Food Platter Material Study
January 2022 -
March 2022
Scene Created in Unreal
All assets created by Kevin Kincaid
Food Platter Material Study is a video rendered in Unreal meant to demonstrate materials. It depicts a cheese board consisting of sliced meats, honey, jam, fruits, and cheese. The video shows the same four shots twice. The first pass shows the cheese board with fresh food, and the second shows the same board after several months have passed, with mold growing on the cheese and the fruit now rotten. The underlying model does not change, only the materials are different.

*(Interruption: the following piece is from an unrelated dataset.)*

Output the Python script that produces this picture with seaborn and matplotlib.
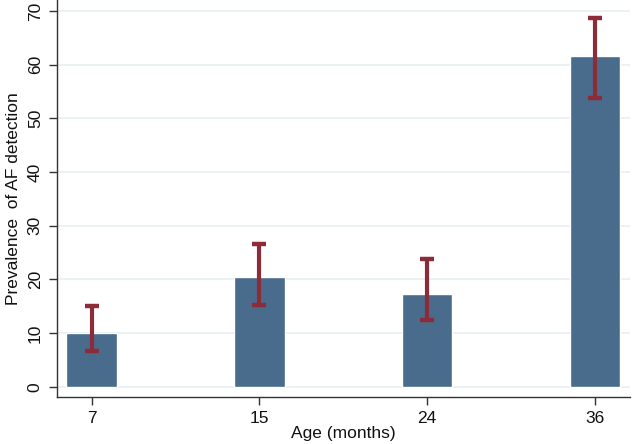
import pandas as pd
import seaborn as sns
import matplotlib.pyplot as plt
import numpy as np

ages = ["7", "15", "24", "36"]
prevalence = [10.1, 20.4, 17.3, 61.6]
ci_low = [6.7, 15.3, 12.4, 53.9]
ci_high = [15.0, 26.65, 23.8, 68.8]

df = pd.DataFrame({"Age": ages, "Prevalence": prevalence})

sns.set_style("white")
plt.rcParams["font.family"] = ["Liberation Sans", "DejaVu Sans"]

fig = plt.figure(figsize=(6.33, 4.44), dpi=100)
ax = fig.add_axes([0.0896, 0.1065, 0.906, 0.8935])

sns.barplot(df, x="Age", y="Prevalence", order=ages, color="#4a6c8c",
            saturation=1, width=0.30, errorbar=None, ax=ax, zorder=2)

#CI error bars
pos = np.arange(len(ages))
eb = ax.errorbar(pos, prevalence,
                 yerr=[np.array(prevalence) - np.array(ci_low), np.array(ci_high) - np.array(prevalence)],
                 fmt="none", ecolor="#8c2c39", elinewidth=3, capsize=5.2, capthick=3.2, zorder=3)
for cap in eb[1]:
    cap.set_solid_capstyle("round")
    cap.set_dash_capstyle("round")

ax.set_ylim(-1.86, 72.07)
ax.set_xlim(-0.208, 3.21)
ax.set_yticks(range(0, 71, 10))
ax.yaxis.grid(True, color="#e8f0f2", linewidth=1.2, zorder=0)
ax.set_axisbelow(True)

for s in ["top", "right"]:
    ax.spines[s].set_visible(False)
for s in ["left", "bottom"]:
    ax.spines[s].set_color("#333333")
    ax.spines[s].set_linewidth(1)

ax.tick_params(axis="both", direction="out", length=6, width=1, color="#333333",
               labelsize=12.5, labelcolor="#111111", pad=4)
ax.tick_params(axis="x", bottom=True)
ax.tick_params(axis="y", left=True)
for lab in ax.get_yticklabels():
    lab.set_rotation(90)
    lab.set_va("center")

ax.set_xlabel("Age (months)", fontsize=12.5, labelpad=0, color="#111111")
ax.set_ylabel("Prevalence  of AF detection", fontsize=12.5, labelpad=5, color="#111111")

fig.savefig("out.png", dpi=100)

This project was created as part of my Materials Production class at Savannah College of Art and Design. The focus of this assignment was learning to create biological materials. Each material was to have a 'fresh' version and an 'aged' version. The materials use subsurface scattering as well as height displacement to achieve the intended appearance.
Completed Materials
Development Process
This project required several revisions as I slowly improved on the material creation process. We had a different milestone to complete for every class, but I still had to backtrack to improve earlier steps. One of the main problems I had was in having to revise the model many times after finding the geometry was insufficient for the detail I wanted.
The model originally started out with four separate materials being used (middle version). It grew to seven after the first review milestone, and the final version had ten different materials. I also worked to balance the effects that should created in the material vs creating them with geometry. For instance bubbles in the honey were created with small low-poly spheres.

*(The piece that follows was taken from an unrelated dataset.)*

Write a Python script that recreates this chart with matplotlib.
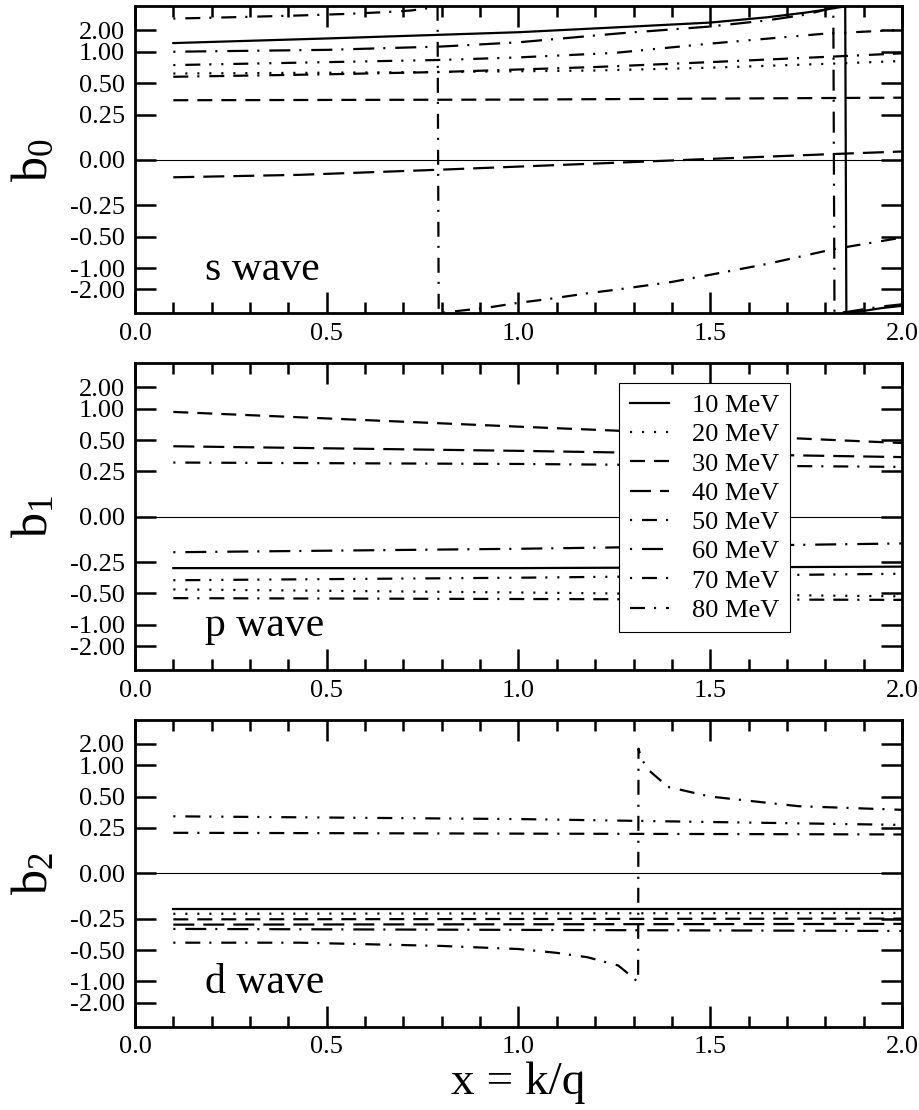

The image to the left shows the first application of materials in Substance Painter. This was using one of the early models, hence why some geometric elements have such rough edges. The model was revised before being imported into Unreal. Additionally, I added subsurface scattering to the materials to assist with the biological appearance.
This was the first test of all materials in the Unreal Environment. I created each material in Substance Designer with a specific exposed parameter to transition each material from 'fresh' to 'aged' versions.
Each material aged differently, but there were two broad categories: rotting & molding. Rotting applied for the fruit. The materials had additional texture inputs to create spots of discoloration. I also used a height map multiplied by negative values, so the fruit appeared to have deformed inwards as they rotted.
Molding applied to cheese and meat. For the cheeses I created simple mold patterns, and then used them as tile generator inputs to create a random pattern. The salami & ham were simpler, only applying a broad texture across the surface. The mold patterns could also be easily manipulated so that they did not appear repetitious across the food platter.
Two materials did not follow this pattern. Crackers don't tend to mold within the time span depicted here, and honey crystallizes, so I used a height map and changed the opacity.
I am very happy with the outcome of this project. It isn't perfect, but it allowed me to improve my modeling ability and learn material creation. This improvement to my art production skills have helped me to create prototype assets to assist in game development.